Unfortunately, physical hunger of some men is only a pale reflection of a far more serious hunger that affects all of mankind. It is a spiritual hunger, and it is satisfied only by God through the Lord Jesus Christ. St. Augustine spoke of this hunger when he wrote, “Thou hast made us for thyself, and our hearts are restless until they find their rest in thee” (Confessions, I, 1). Jesus showed how this hunger could be satisfied by saying: “Blessed are they who do hunger and thirst after righteousness; for they shall be filled” (Matt. 5:6). This statement of Christ’s is the fourth beatitude of the Sermon on the Mount, and it is God’s answer to man’s spiritual longing.
This beatitude follows in a very definite order upon the first three of Christ’s beatitudes. There is a sense in which it stands at the heart of this short compendium of Christ’s teachings.

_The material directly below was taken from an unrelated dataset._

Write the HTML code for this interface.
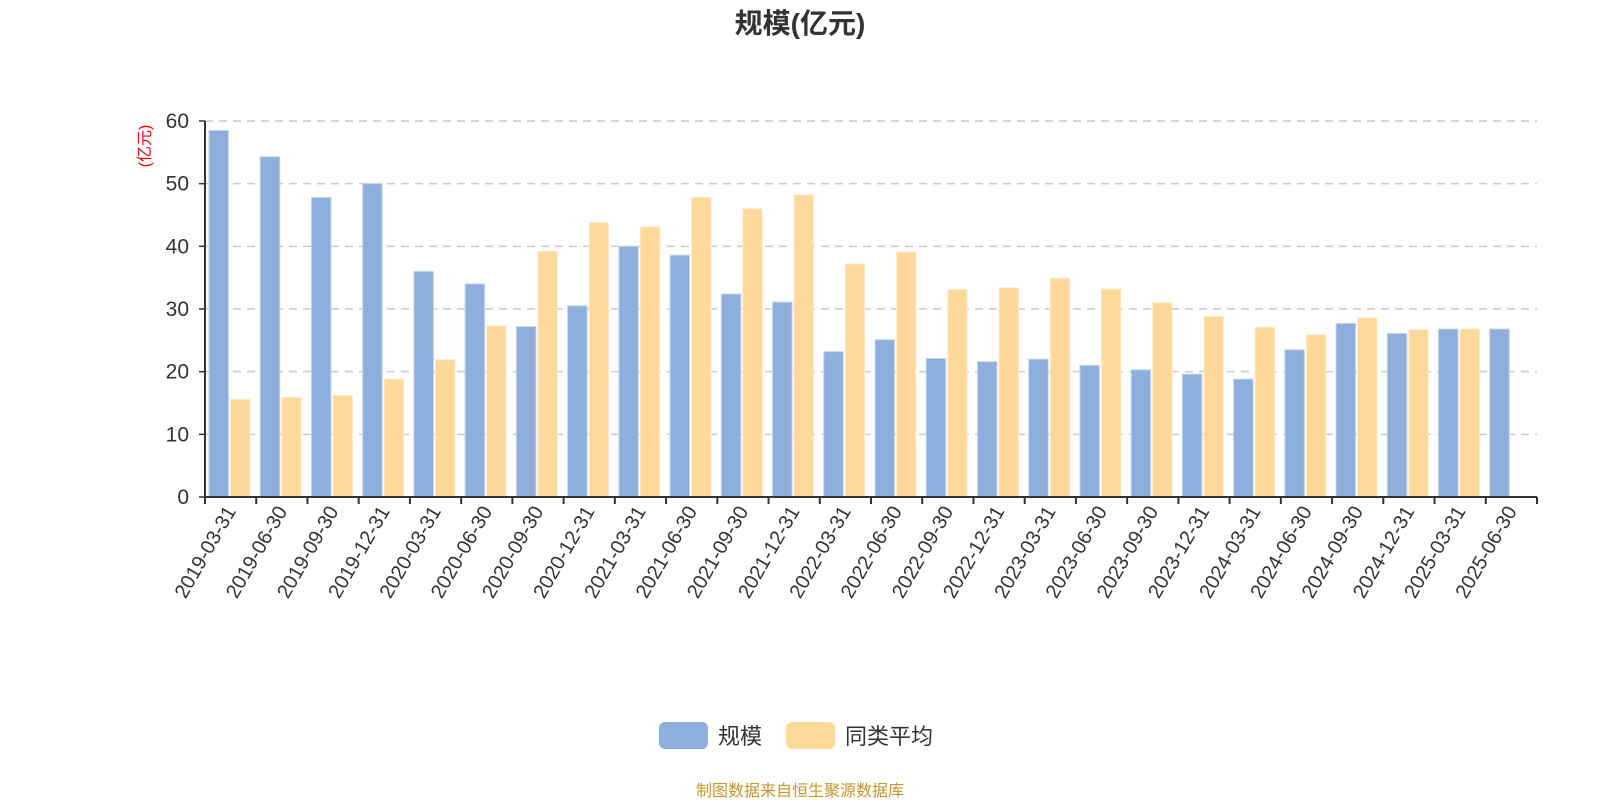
<!DOCTYPE html>
<html><head><meta charset="utf-8"><style>
body{margin:0;background:#fff;width:1600px;height:800px;overflow:hidden}
text{font-family:"Liberation Sans","Noto Sans CJK SC",sans-serif}
</style></head><body>
<svg id="c" width="1600" height="800" xmlns="http://www.w3.org/2000/svg">
<text x="800" y="33" text-anchor="middle" font-size="28" font-weight="bold" fill="#333">规模(亿元)</text>
<text transform="translate(150,146) rotate(-90)" text-anchor="middle" font-size="16" fill="#e00">(亿元)</text>
<g id="grid"></g><g id="bars"></g><g id="axes"></g>
<g>
<rect x="659" y="722" width="49" height="27" rx="6" fill="#8eaedb"/>
<text x="718" y="744" font-size="22" fill="#333">规模</text>
<rect x="786" y="722" width="49" height="27" rx="6" fill="#ffd99a"/>
<text x="845" y="744" font-size="22" fill="#333">同类平均</text>
</g>
<text x="800" y="796" text-anchor="middle" font-size="16" fill="#c8962a">制图数据来自恒生聚源数据库</text>
</svg>
<script>
const categories=["2019-03-31","2019-06-30","2019-09-30","2019-12-31","2020-03-31","2020-06-30","2020-09-30","2020-12-31","2021-03-31","2021-06-30","2021-09-30","2021-12-31","2022-03-31","2022-06-30","2022-09-30","2022-12-31","2023-03-31","2023-06-30","2023-09-30","2023-12-31","2024-03-31","2024-06-30","2024-09-30","2024-12-31","2025-03-31","2025-06-30"];
const scaleValues=[58.5,54.3,47.8,50.0,36.0,34.0,27.2,30.5,40.0,38.6,32.4,31.1,23.2,25.1,22.1,21.6,22.0,21.0,20.3,19.6,18.8,23.5,27.7,26.1,26.8,26.8];
const avgValues=[15.6,15.9,16.2,18.8,21.9,27.3,39.2,43.8,43.1,47.8,46.0,48.2,37.2,39.1,33.1,33.4,34.9,33.2,31.0,28.8,27.1,25.9,28.6,26.7,26.8,null];
const yTicks=[0,10,20,30,40,50,60];
const NS="http://www.w3.org/2000/svg";
const L=205,R=1537,T=121,B=497,ymax=60;
const bw=(R-L)/categories.length;
const y=v=>B-(v/ymax)*(B-T);
const x=i=>L+i*bw;
function mk(tag,attrs,parent){const e=document.createElementNS(NS,tag);for(const k in attrs)e.setAttribute(k,attrs[k]);document.getElementById(parent).appendChild(e);return e;}
yTicks.forEach(t=>{
  if(t>0){const g=mk('line',{x1:L,x2:R,y1:y(t),y2:y(t),stroke:'#ccc','stroke-dasharray':'8,6','stroke-width':1.5},'grid');
  
  }
  const tl=mk('text',{x:L-16,y:y(t)+7,'text-anchor':'end','font-size':21,fill:'#333'},'axes');tl.textContent=t;
  
  
  const tk=mk('line',{x1:L-6,x2:L,y1:y(t),y2:y(t),stroke:'#333','stroke-width':1.5},'axes');
  
  
});
const w=19.5;
categories.forEach((c,i)=>{
  const b=mk('rect',{x:x(i)+4,y:y(scaleValues[i]),width:w,height:B-y(scaleValues[i]),fill:'#8eaedb',stroke:'#c5d5ee','stroke-width':1},'bars');
  
  
  if(avgValues[i]!=null){
    const a=mk('rect',{x:x(i)+4+w+2,y:y(avgValues[i]),width:w,height:B-y(avgValues[i]),fill:'#ffd99a',stroke:'#ffeccc','stroke-width':1},'bars');
    
    
  }
  const tk=mk('line',{x1:x(i),x2:x(i),y1:B,y2:B+7,stroke:'#333','stroke-width':2},'axes');
  
  
  const cx=x(i)+bw/2;
  const tl=mk('text',{transform:`translate(${cx+6},${B+14}) rotate(-60)`,'text-anchor':'end','font-size':20,fill:'#333'},'axes');tl.textContent=c;
  
  
});
const lt=mk('line',{x1:R,x2:R,y1:B,y2:B+7,stroke:'#333','stroke-width':2},'axes');


const xa=mk('line',{x1:L,x2:R,y1:B,y2:B,stroke:'#333','stroke-width':2},'axes');


const ya=mk('line',{x1:L,x2:L,y1:T,y2:B,stroke:'#333','stroke-width':2},'axes');


</script>
</body></html>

The first three verses of the Sermon on the Mount have all pointed to man’s need and have shown the type of approach that is necessary if a man is to be made spiritually happy by God. The man who comes to God in spirit must first be poor in spirit. That is, he must recognize that he is spiritually bankrupt in God’s sight and that he has no claim upon him. Second, he must mourn. This does not refer simply to a normal human sorrow, such as feeling sorry for someone who is sick or dying. It is a sorrow for sin, and it implies that the one who sorrows must come to God for comfort. Third, the man who would experience God’s salvation must also be meek. This refers to taking a lowly place before God in order that one might receive God’s salvation. These beatitudes have all expressed a man’s need. Now in the fourth beatitude there comes a solution: if a man will hunger and thirst after righteousness, God will fill him with righteousness, he will declare him righteous, he will be justified before God, and he will embark upon the blessed and effective life outlined in the remainder of Christ’s sermon.
Does this verse touch your heart as an expression of all that is most precious in the Christian gospel? Dr. Martyn Lloyd-Jones writes of this verse:
This beatitude again follows logically from the previous ones; it is a statement to which all the others lead. It is the logical conclusion to which they come, and it is something for which we should all be profoundly thankful and grateful to God. I do not know of a better test that anyone can apply to himself or herself in this whole matter of the Christian profession than a verse like this. If this verse is to you one of the most blessed statements of the whole of Scripture you can be quite certain you are a Christian; if it is not, then you had better examine the foundations again.1
You see, the verse is precious because it offers the solution to man’s great need by pointing to the offer of God’s greater remedy in Christ.
1D. Martyn Lloyd-Jones, Studies in the Sermon on the Mount (Grand Rapids, MI: Eerdmans, 1967), vol. 1, 73-74.
Study Questions:
How does this fourth beatitude connect with the previous three?
What does Martyn Lloyd-Jones conclude about this beatitude, and why?
Key Point: Unfortunately, physical hunger of some men is only a pale reflection of a far more serious hunger that affects all of mankind. It is a spiritual hunger, and it is satisfied only by God through the Lord Jesus Christ.
Application: Review the beatitudes we have already looked at. How well do they characterize your Christian life?